Les droits de douane pourraient également ouvrir de nouvelles perspectives aux entreprises technologiques israéliennes. Les investisseurs pourraient préférer déployer des capitaux pour des investissements à plus long terme, en particulier dans les entreprises de logiciels de services (SaaS), structurellement moins exposées aux droits de douanes et dynamiques du marché, explique Kaplowitz. Les droits de douanes vont par ailleurs éloigner les États-Unis de la Chine sur le plan commercial, ce qui va laisser une place dont les entreprises israéliennes pourraient se saisir avec des exportations, poursuit-il.
Zilberstein ajoute que les différences de taux de ces droits de douane pourraient présenter un avantage si Israël avait un taux plus bas que d’autres pays, mais « il est difficile de prédire quoi que ce soit », admet-il. Ainsi, des négociations pourraient permettre de réduire le taux des droits de douane imposés à Israël mais l’administration Trump pourrait également supprimer les exemptions accordées aux logiciels. Les décisions finales pourraient s’avérer plus ou moins avantageuses, souligne-t-il.
« S’il y a des changements significatifs et que le marché les croit pérennes, alors il y aura du changement », ajoute-t-il.

Les mesures relatives aux visas prises par l’administration Trump ne représentent pas un grand danger pour les entreprises. En effet, en général, les entrepreneurs israéliens se rendent aux États-Unis avec un visa L-1, puis ils embauchent des employés américains, alors que les incertitudes pèsent sur les visas H-1B. Nombre d’entrepreneurs se sont installés à New York depuis le début de la guerre en raison de la rareté des vols entre les deux pays, précise Franklin.

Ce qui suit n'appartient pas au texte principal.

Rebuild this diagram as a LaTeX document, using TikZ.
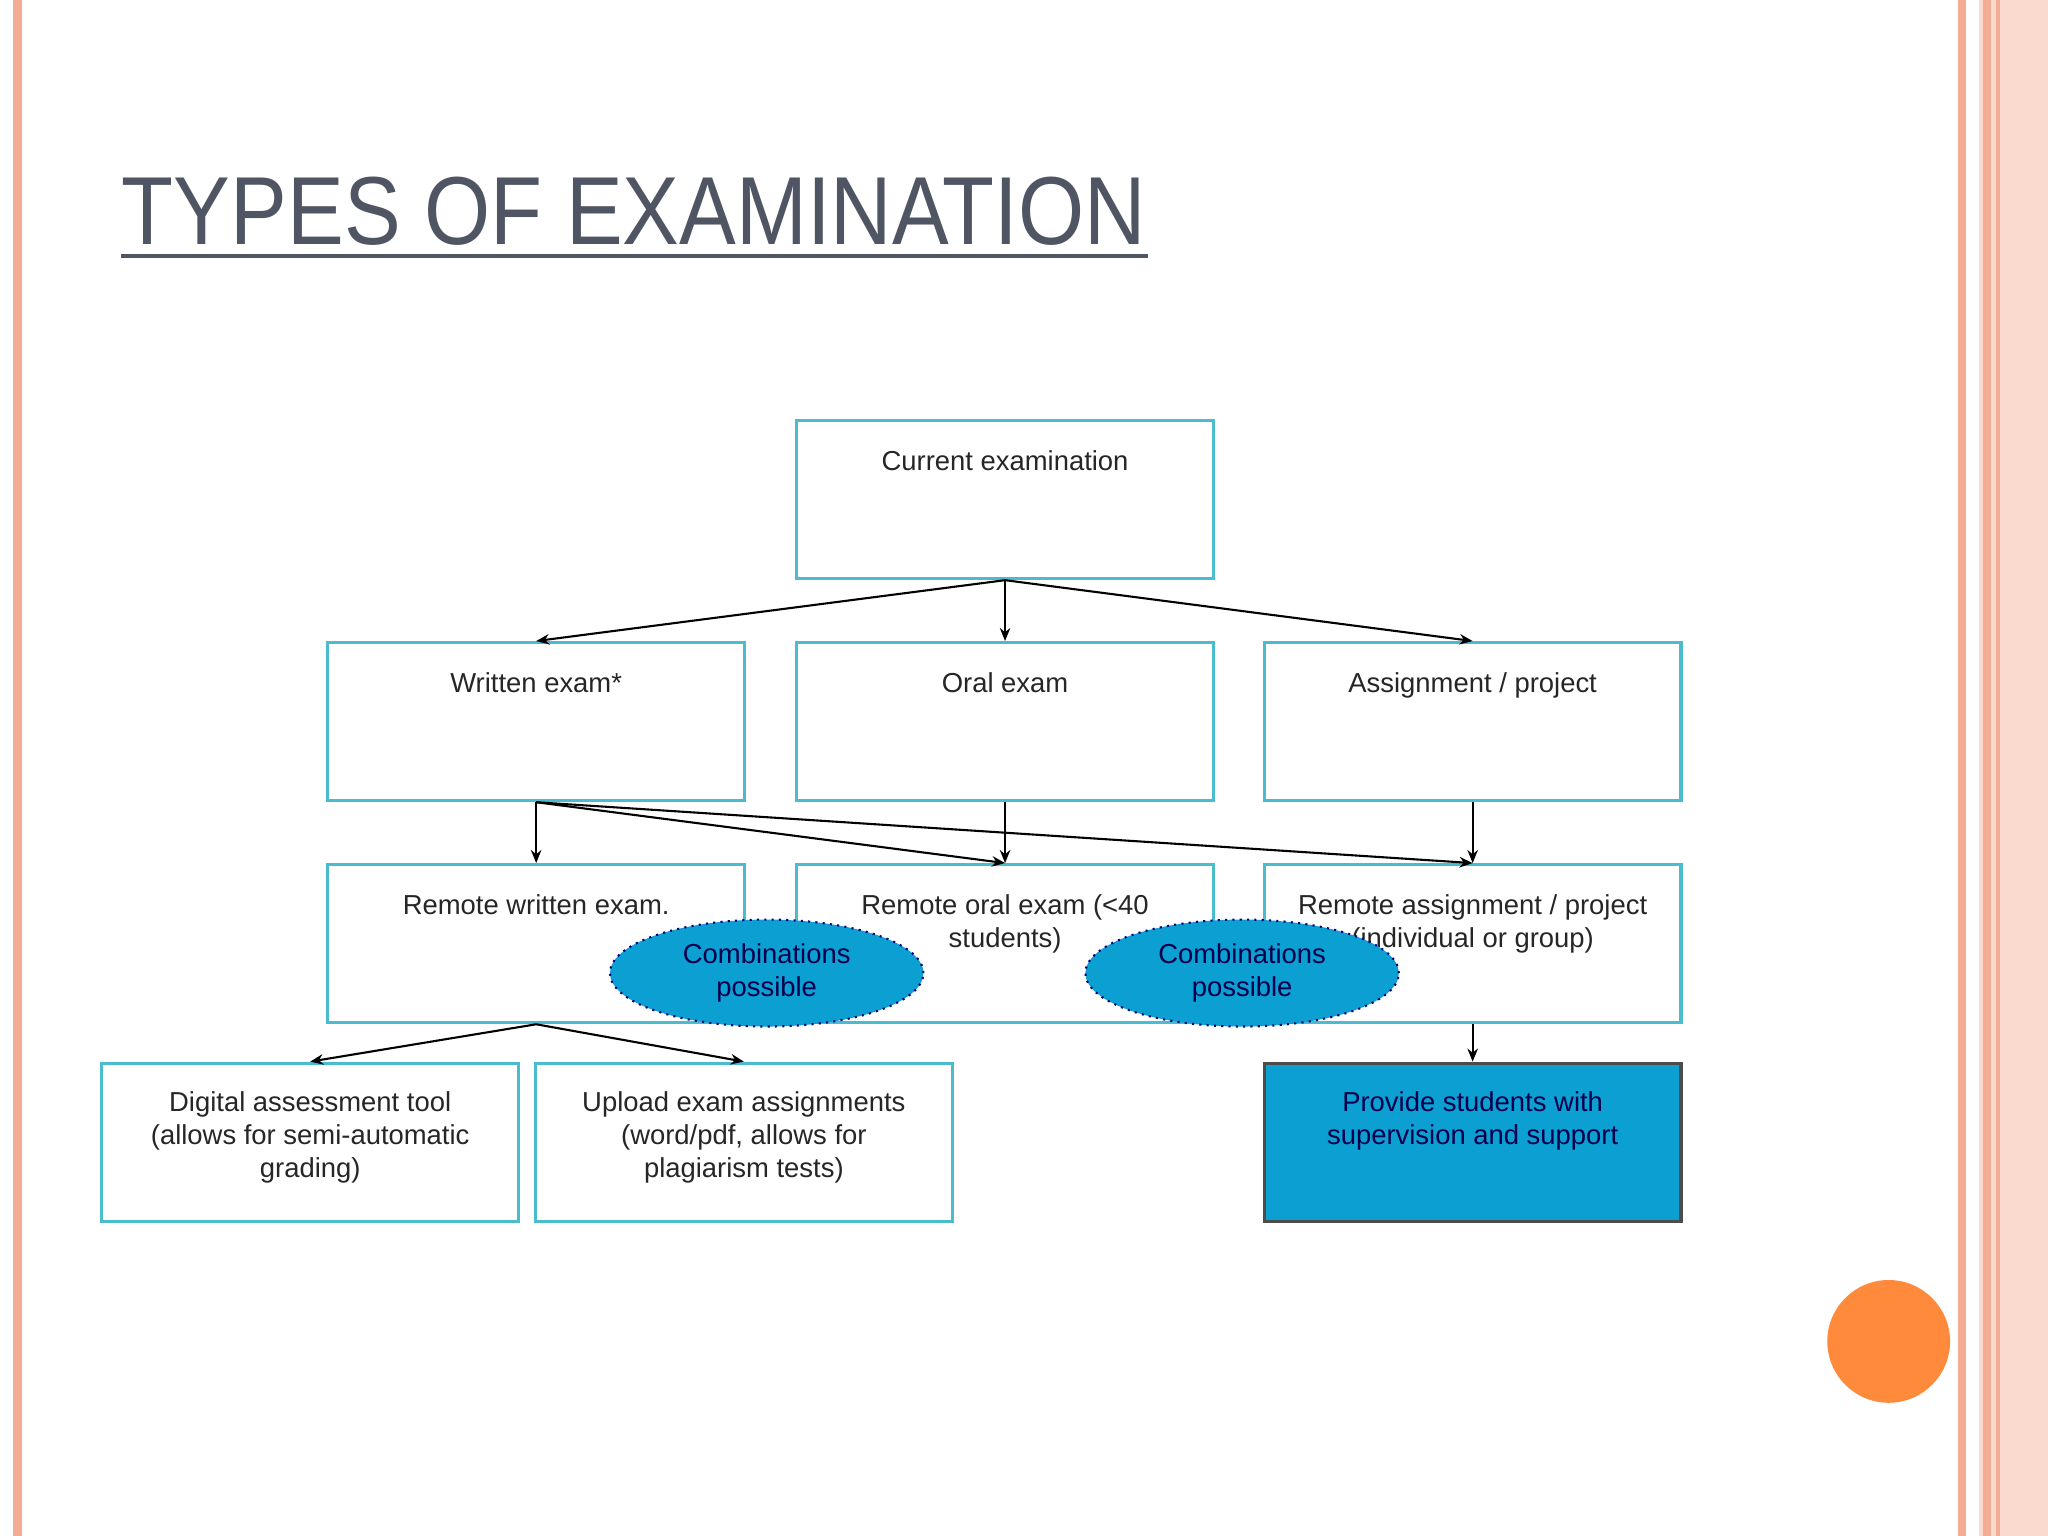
\documentclass[tikz,border=0pt]{standalone}
\usepackage{fontspec}
\setmainfont{Liberation Sans}
\usetikzlibrary{arrows.meta,shapes.geometric}
\definecolor{cyanb}{HTML}{4BBCD0}
\definecolor{fillb}{HTML}{0C9FD2}
\definecolor{salmon}{HTML}{F5AC94}
\definecolor{titlec}{HTML}{4F5563}
\definecolor{orangec}{HTML}{FF8A3C}
\tikzset{
 box/.style={draw=cyanb,line width=1.2pt,minimum width=159.5pt,minimum height=60.5pt,inner sep=0pt},
 txt/.style={font=\fontsize{10.5}{12.5}\selectfont,align=center,anchor=north,text=black!85},
 arr/.style={-{Stealth[length=5pt,width=4pt]},line width=0.8pt},
 comb/.style={ellipse,draw=blue!50!black,dotted,line width=0.8pt,fill=fillb,minimum width=120pt,minimum height=32pt,font=\fontsize{10.5}{12.5}\selectfont,align=center,text=blue!30!black}
}
\begin{document}
\begin{tikzpicture}[x=0.5pt,y=-0.5pt]
\useasboundingbox (0,0) rectangle (1568,1176);
\fill[white] (0,0) rectangle (1568,1176);
\fill[salmon] (10,0) rectangle (17,1176);
\fill[salmon] (1499,0) rectangle (1505,1176);
\fill[salmon!45] (1515,0) rectangle (1568,1176);
\fill[salmon] (1518,0) rectangle (1524,1176);
\fill[salmon] (1528,0) rectangle (1531,1176);
\node[anchor=base west,inner sep=0pt,text=titlec] (title) at (93,187) {\scalebox{0.88}[1]{\fontsize{37}{40}\selectfont TYPES OF EXAMINATION}};
\draw[titlec,line width=1.5pt] (title.base west)++(0,9) -- ++(786,0);
\fill[orangec] (1446,1027) circle (47);
\node[box] (cur) at (769.5,382.5) {};
\node[txt] (curt) at (769.5,338) {Current examination};
\node[box] (wr) at (410.5,552.5) {};
\node[txt] (wrt) at (410.5,508) {Written exam*};
\node[box] (or) at (769.5,552.5) {};
\node[txt] (ort) at (769.5,508) {Oral exam};
\node[box] (as) at (1127.5,552.5) {};
\node[txt] (ast) at (1127.5,508) {Assignment / project};
\node[box] (rw) at (410.5,722.5) {};
\node[txt] (rwt) at (410.5,678) {Remote written exam.};
\node[box] (ro) at (769.5,722.5) {};
\node[txt] (rot) at (769.5,678) {Remote oral exam (<40\\students)};
\node[box] (ra) at (1127.5,722.5) {};
\node[txt] (rat) at (1127.5,678) {Remote assignment / project\\(individual or group)};
\node[box] (dg) at (237.5,874.5) {};
\node[txt] (dgt) at (237.5,829) {Digital assessment tool\\(allows for semi-automatic\\grading)};
\node[box] (up) at (569.5,874.5) {};
\node[txt] (upt) at (569.5,829) {Upload exam assignments\\(word/pdf, allows for\\plagiarism tests)};
\node[box,fill=fillb,draw=black!70] (pr) at (1127.5,874.5) {};
\node[txt,text=blue!30!black] (prt) at (1127.5,829) {Provide students with\\supervision and support};
\node[comb] (c1) at (587,745) {Combinations\\possible};
\node[comb] (c2) at (951,745) {Combinations\\possible};
\draw[arr] (cur.south) -- (wr.north);
\draw[arr] (cur.south) -- (or.north);
\draw[arr] (cur.south) -- (as.north);
\draw[arr] (wr.south) -- (rw.north);
\draw[arr] (wr.south) -- (ro.north);
\draw[arr] (wr.south) -- (ra.north);
\draw[arr] (or.south) -- (ro.north);
\draw[arr] (as.south) -- (ra.north);
\draw[arr] (rw.south) -- (dg.north);
\draw[arr] (rw.south) -- (up.north);
\draw[arr] (ra.south) -- (pr.north);
\end{tikzpicture}
\end{document}
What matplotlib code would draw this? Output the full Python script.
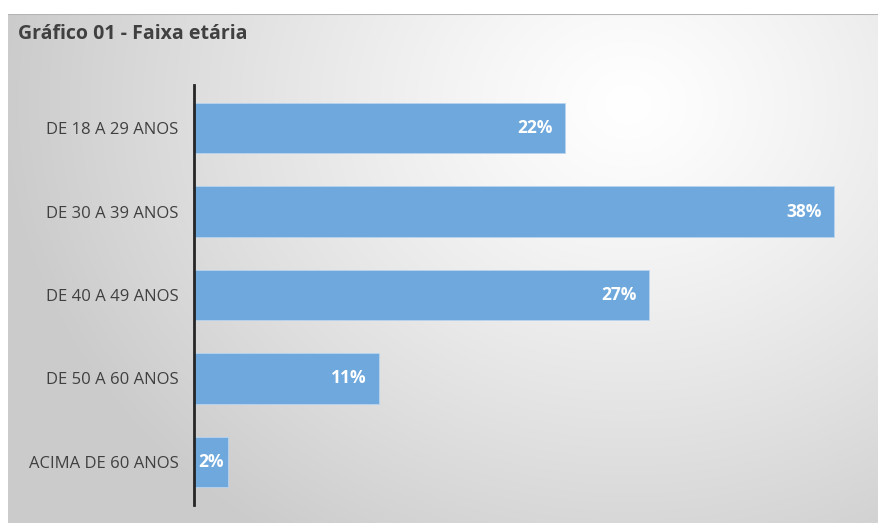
import numpy as np
import matplotlib.pyplot as plt

categorias = ['DE 18 A 29 ANOS', 'DE 30 A 39 ANOS', 'DE 40 A 49 ANOS',
              'DE 50 A 60 ANOS', 'ACIMA DE 60 ANOS']
valores = [22, 38, 27, 11, 2]
titulo = 'Gráfico 01 - Faixa etária'

W, H = 879, 523
plt.rcParams['font.family'] = ['Open Sans', 'DejaVu Sans']
fig = plt.figure(figsize=(W / 100, H / 100), dpi=100)

# fundo com gradiente radial (estilo Excel)
bg = fig.add_axes([8 / W, 0, 1 - 8 / W, 1 - 14 / H])
bg.set_axis_off()
yy, xx = np.mgrid[0:509, 0:871]
d = np.sqrt(((xx - 620) / 620.0) ** 2 + ((yy - 90) / 520.0) ** 2)
d = np.clip(d, 0, 1)
g = 1.0 - 0.2 * d ** 1.2
bg.imshow(np.dstack([g, g, g]), aspect='auto', extent=(0, 1, 0, 1), origin='upper')
bg.set_xlim(0, 1)
bg.set_ylim(0, 1)
bg.plot([0, 1], [1, 1], color='#b4b4b4', lw=1.5, transform=bg.transAxes)

bg.text(10 / 871, 1 - 20 / 509, titulo, transform=bg.transAxes, fontsize=14,
        fontweight='bold', color='#404040', va='center', ha='left')

# eixo principal
left, right = 194, 868
top, bottom = 85, 505
ax = fig.add_axes([left / W, 1 - bottom / H, (right - left) / W, (bottom - top) / H])
ax.patch.set_alpha(0)
y = np.arange(len(categorias))
ax.barh(y, valores, height=0.6, color='#6fa8dc', edgecolor='#b8d4ee', linewidth=0.6)
ax.set_xlim(0, 40)
ax.set_ylim(len(categorias) - 0.485, -0.515)
ax.set_yticks(y)
ax.set_yticklabels(categorias, fontsize=12, color='#404040')
ax.tick_params(axis='y', length=0, pad=11)
ax.set_xticks([])
for s in ['top', 'right', 'bottom']:
    ax.spines[s].set_visible(False)
ax.spines['left'].set_color('#262626')
ax.spines['left'].set_linewidth(2)

# rótulos dentro da barra (barra curta: encosta no início)
for yi, v in zip(y, valores):
    if v < 5:
        ax.annotate(f'{v}%', (0, yi), xytext=(3, 0), textcoords='offset points',
                    ha='left', va='center', color='white', fontsize=12.5, fontweight='bold')
    else:
        ax.annotate(f'{v}%', (v, yi), xytext=(-9, 0), textcoords='offset points',
                    ha='right', va='center', color='white', fontsize=12.5, fontweight='bold')

fig.savefig('out.png', dpi=100, facecolor='white')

La semaine dernière, l’Autorité israélienne pour l’innovation a déclaré qu’au cours des neuf premiers mois de la guerre d’Israël contre le groupe terroriste du Hamas, 8 300 employés de la Tech ont quitté le pays pour s’installer à l’étranger un an ou deux, voire plus, ce qui représente 2,1 % de la main-d’œuvre locale de haute technologie. Elle a par ailleurs expliqué que le nombre de travailleurs du secteur technologique israélien avait diminué, l’an dernier, pour la première fois depuis une dizaine d’années, ce qui faisait craindre une fuite des cerveaux et des pertes fiscales dans le secteur technologique, crucial pour Israël. L’information donnée par l’Autorité israélienne pour l’innovation ne précise pas dans quels pays ces travailleurs sont partis s’installer.
« La fuite des cerveaux, qui affecte depuis longtemps la technologie israélienne, pourrait poser une menace majeure pour l’écosystème des start-ups en Israël », estime Kaplowitz. « Cela pourrait se traduire par un plus grand nombre d’emplois basés aux États-Unis, même si les études montrent que le commerce crée plus d’emplois que les investissements directs étrangers. »
Israël espérait être épargné par le décret de Trump sur les droits de douane à l’import, annoncé ce mois-ci. Il écope au final de droits de douane de 17 %, et ce malgré la levée de la totalité des droits de douane applicables aux importations américaines dans une tentative d’apaisement de dernière minute prise par le gouvernement israélien.
Il y a plus de 400 start-ups israéliennes à New York, selon Israeli Mapped in NY, avec des secteurs leaders comme la cybersécurité, les technologies financières ou encore les logiciels d’entreprise.
New York compte une trentaine de licornes israéliennes – des entreprises évaluées à au moins 1 milliard de dollars -, ce qui en fait le deuxième écosystème des États-Unis en la matière après la Californie, qui compte 35 licornes, conclut la US-Israel Business Alliance.